> **Raw data**:
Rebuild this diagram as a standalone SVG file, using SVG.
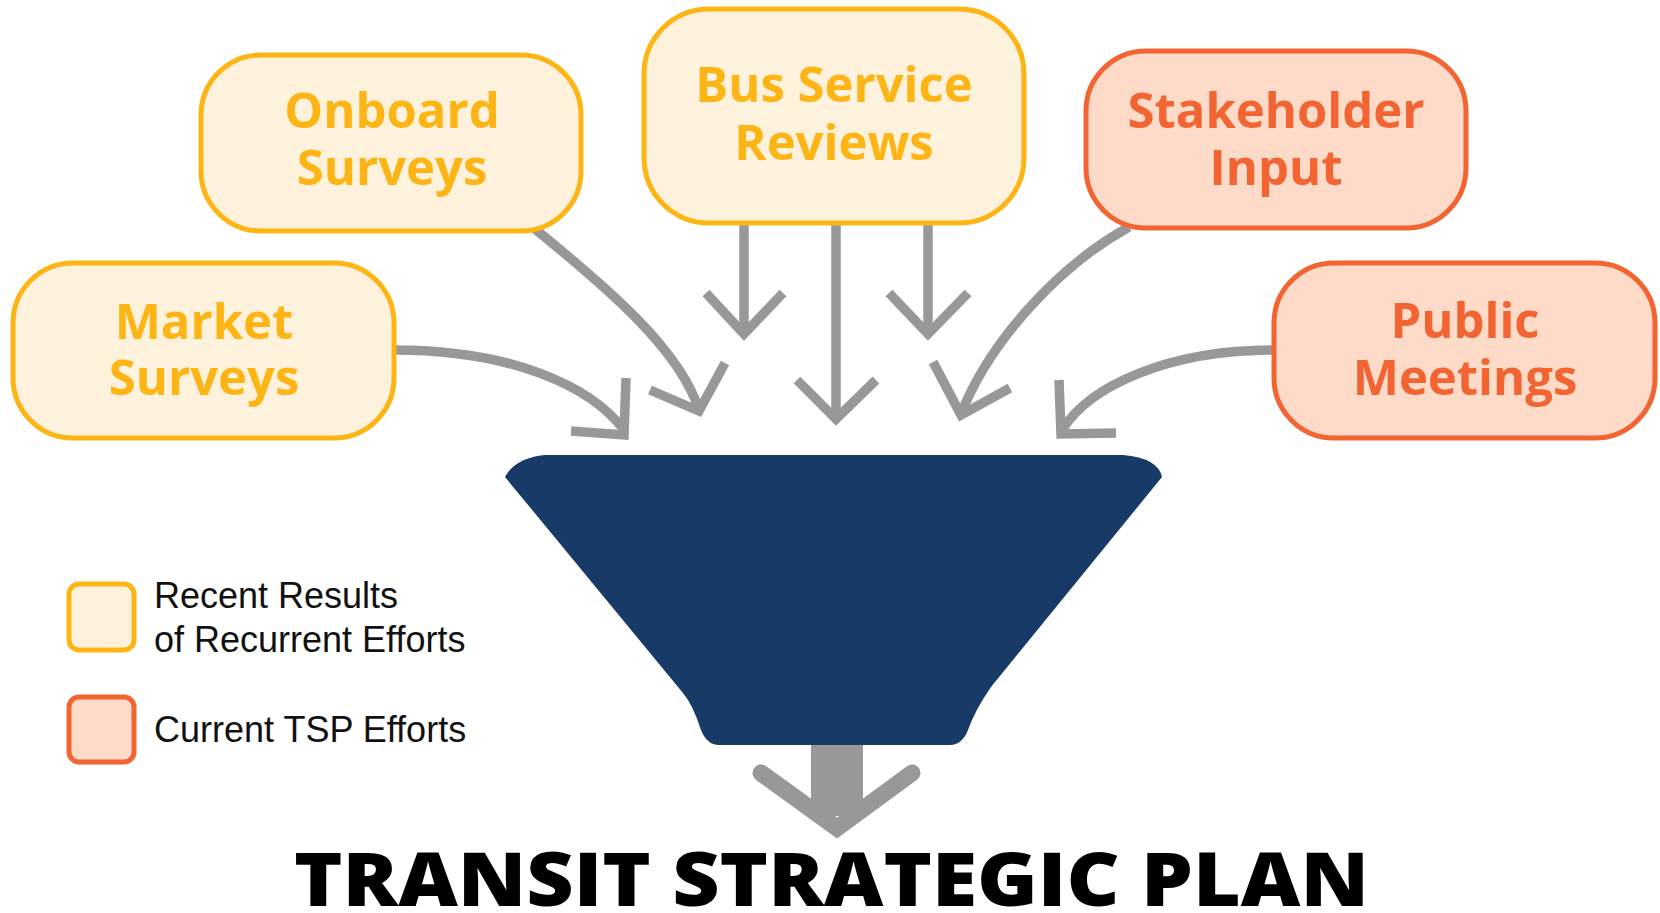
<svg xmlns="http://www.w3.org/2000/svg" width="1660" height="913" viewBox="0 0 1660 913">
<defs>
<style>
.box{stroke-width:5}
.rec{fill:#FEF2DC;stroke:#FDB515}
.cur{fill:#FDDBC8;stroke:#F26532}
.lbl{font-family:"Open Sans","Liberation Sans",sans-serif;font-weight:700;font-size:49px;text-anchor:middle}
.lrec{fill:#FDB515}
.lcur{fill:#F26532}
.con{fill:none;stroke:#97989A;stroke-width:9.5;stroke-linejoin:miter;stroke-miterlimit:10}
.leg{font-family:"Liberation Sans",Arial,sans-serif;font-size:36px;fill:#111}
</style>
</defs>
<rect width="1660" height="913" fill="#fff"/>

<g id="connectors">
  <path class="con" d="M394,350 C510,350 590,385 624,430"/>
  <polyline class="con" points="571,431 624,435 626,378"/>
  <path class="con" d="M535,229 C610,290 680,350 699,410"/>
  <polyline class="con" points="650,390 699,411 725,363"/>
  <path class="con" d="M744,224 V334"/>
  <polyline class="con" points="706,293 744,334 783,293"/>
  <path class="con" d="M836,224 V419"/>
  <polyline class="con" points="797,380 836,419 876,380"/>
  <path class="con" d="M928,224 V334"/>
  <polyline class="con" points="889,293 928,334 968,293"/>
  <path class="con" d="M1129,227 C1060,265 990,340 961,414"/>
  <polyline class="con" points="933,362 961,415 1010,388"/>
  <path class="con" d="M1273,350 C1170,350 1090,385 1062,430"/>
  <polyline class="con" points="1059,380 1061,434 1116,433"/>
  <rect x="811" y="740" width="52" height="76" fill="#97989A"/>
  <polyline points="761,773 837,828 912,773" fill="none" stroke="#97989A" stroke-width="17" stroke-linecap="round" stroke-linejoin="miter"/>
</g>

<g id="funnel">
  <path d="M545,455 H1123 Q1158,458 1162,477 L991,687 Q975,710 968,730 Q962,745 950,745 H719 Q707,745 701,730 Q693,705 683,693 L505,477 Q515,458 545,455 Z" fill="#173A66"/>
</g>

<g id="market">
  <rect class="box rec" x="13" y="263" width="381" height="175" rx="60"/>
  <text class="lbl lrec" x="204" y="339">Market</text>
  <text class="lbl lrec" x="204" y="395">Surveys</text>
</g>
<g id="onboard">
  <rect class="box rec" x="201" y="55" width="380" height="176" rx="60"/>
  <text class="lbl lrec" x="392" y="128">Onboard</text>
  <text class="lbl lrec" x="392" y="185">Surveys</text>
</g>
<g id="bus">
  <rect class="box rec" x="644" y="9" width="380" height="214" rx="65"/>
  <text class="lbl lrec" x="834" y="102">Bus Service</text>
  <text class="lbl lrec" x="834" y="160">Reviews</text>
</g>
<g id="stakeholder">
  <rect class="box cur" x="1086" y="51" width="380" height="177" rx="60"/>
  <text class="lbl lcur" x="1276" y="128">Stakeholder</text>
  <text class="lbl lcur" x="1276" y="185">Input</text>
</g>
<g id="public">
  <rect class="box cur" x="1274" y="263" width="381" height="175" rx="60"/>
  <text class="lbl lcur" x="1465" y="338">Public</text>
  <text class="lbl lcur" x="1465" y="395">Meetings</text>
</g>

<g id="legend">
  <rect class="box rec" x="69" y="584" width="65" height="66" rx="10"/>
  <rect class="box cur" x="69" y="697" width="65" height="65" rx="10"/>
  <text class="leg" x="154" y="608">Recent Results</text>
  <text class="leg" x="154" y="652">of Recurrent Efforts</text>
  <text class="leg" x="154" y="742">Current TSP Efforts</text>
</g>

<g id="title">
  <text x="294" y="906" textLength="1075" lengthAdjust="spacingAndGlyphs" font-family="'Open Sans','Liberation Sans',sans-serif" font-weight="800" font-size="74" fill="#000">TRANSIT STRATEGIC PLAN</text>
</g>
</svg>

> **Work instructions**: Without the pictures, copy the material exactly as given.

> **Result below**:
Rebuild this diagram as a standalone SVG file, using SVG.
<svg xmlns="http://www.w3.org/2000/svg" width="1660" height="913" viewBox="0 0 1660 913">
<defs>
<style>
.box{stroke-width:5}
.rec{fill:#FEF2DC;stroke:#FDB515}
.cur{fill:#FDDBC8;stroke:#F26532}
.lbl{font-family:"Open Sans","Liberation Sans",sans-serif;font-weight:700;font-size:49px;text-anchor:middle}
.lrec{fill:#FDB515}
.lcur{fill:#F26532}
.con{fill:none;stroke:#97989A;stroke-width:9.5;stroke-linejoin:miter;stroke-miterlimit:10}
.leg{font-family:"Liberation Sans",Arial,sans-serif;font-size:36px;fill:#111}
</style>
</defs>
<rect width="1660" height="913" fill="#fff"/>

<g id="connectors">
  <path class="con" d="M394,350 C510,350 590,385 624,430"/>
  <polyline class="con" points="571,431 624,435 626,378"/>
  <path class="con" d="M535,229 C610,290 680,350 699,410"/>
  <polyline class="con" points="650,390 699,411 725,363"/>
  <path class="con" d="M744,224 V334"/>
  <polyline class="con" points="706,293 744,334 783,293"/>
  <path class="con" d="M836,224 V419"/>
  <polyline class="con" points="797,380 836,419 876,380"/>
  <path class="con" d="M928,224 V334"/>
  <polyline class="con" points="889,293 928,334 968,293"/>
  <path class="con" d="M1129,227 C1060,265 990,340 961,414"/>
  <polyline class="con" points="933,362 961,415 1010,388"/>
  <path class="con" d="M1273,350 C1170,350 1090,385 1062,430"/>
  <polyline class="con" points="1059,380 1061,434 1116,433"/>
  <rect x="811" y="740" width="52" height="76" fill="#97989A"/>
  <polyline points="761,773 837,828 912,773" fill="none" stroke="#97989A" stroke-width="17" stroke-linecap="round" stroke-linejoin="miter"/>
</g>

<g id="funnel">
  <path d="M545,455 H1123 Q1158,458 1162,477 L991,687 Q975,710 968,730 Q962,745 950,745 H719 Q707,745 701,730 Q693,705 683,693 L505,477 Q515,458 545,455 Z" fill="#173A66"/>
</g>

<g id="market">
  <rect class="box rec" x="13" y="263" width="381" height="175" rx="60"/>
  <text class="lbl lrec" x="204" y="339">Market</text>
  <text class="lbl lrec" x="204" y="395">Surveys</text>
</g>
<g id="onboard">
  <rect class="box rec" x="201" y="55" width="380" height="176" rx="60"/>
  <text class="lbl lrec" x="392" y="128">Onboard</text>
  <text class="lbl lrec" x="392" y="185">Surveys</text>
</g>
<g id="bus">
  <rect class="box rec" x="644" y="9" width="380" height="214" rx="65"/>
  <text class="lbl lrec" x="834" y="102">Bus Service</text>
  <text class="lbl lrec" x="834" y="160">Reviews</text>
</g>
<g id="stakeholder">
  <rect class="box cur" x="1086" y="51" width="380" height="177" rx="60"/>
  <text class="lbl lcur" x="1276" y="128">Stakeholder</text>
  <text class="lbl lcur" x="1276" y="185">Input</text>
</g>
<g id="public">
  <rect class="box cur" x="1274" y="263" width="381" height="175" rx="60"/>
  <text class="lbl lcur" x="1465" y="338">Public</text>
  <text class="lbl lcur" x="1465" y="395">Meetings</text>
</g>

<g id="legend">
  <rect class="box rec" x="69" y="584" width="65" height="66" rx="10"/>
  <rect class="box cur" x="69" y="697" width="65" height="65" rx="10"/>
  <text class="leg" x="154" y="608">Recent Results</text>
  <text class="leg" x="154" y="652">of Recurrent Efforts</text>
  <text class="leg" x="154" y="742">Current TSP Efforts</text>
</g>

<g id="title">
  <text x="294" y="906" textLength="1075" lengthAdjust="spacingAndGlyphs" font-family="'Open Sans','Liberation Sans',sans-serif" font-weight="800" font-size="74" fill="#000">TRANSIT STRATEGIC PLAN</text>
</g>
</svg>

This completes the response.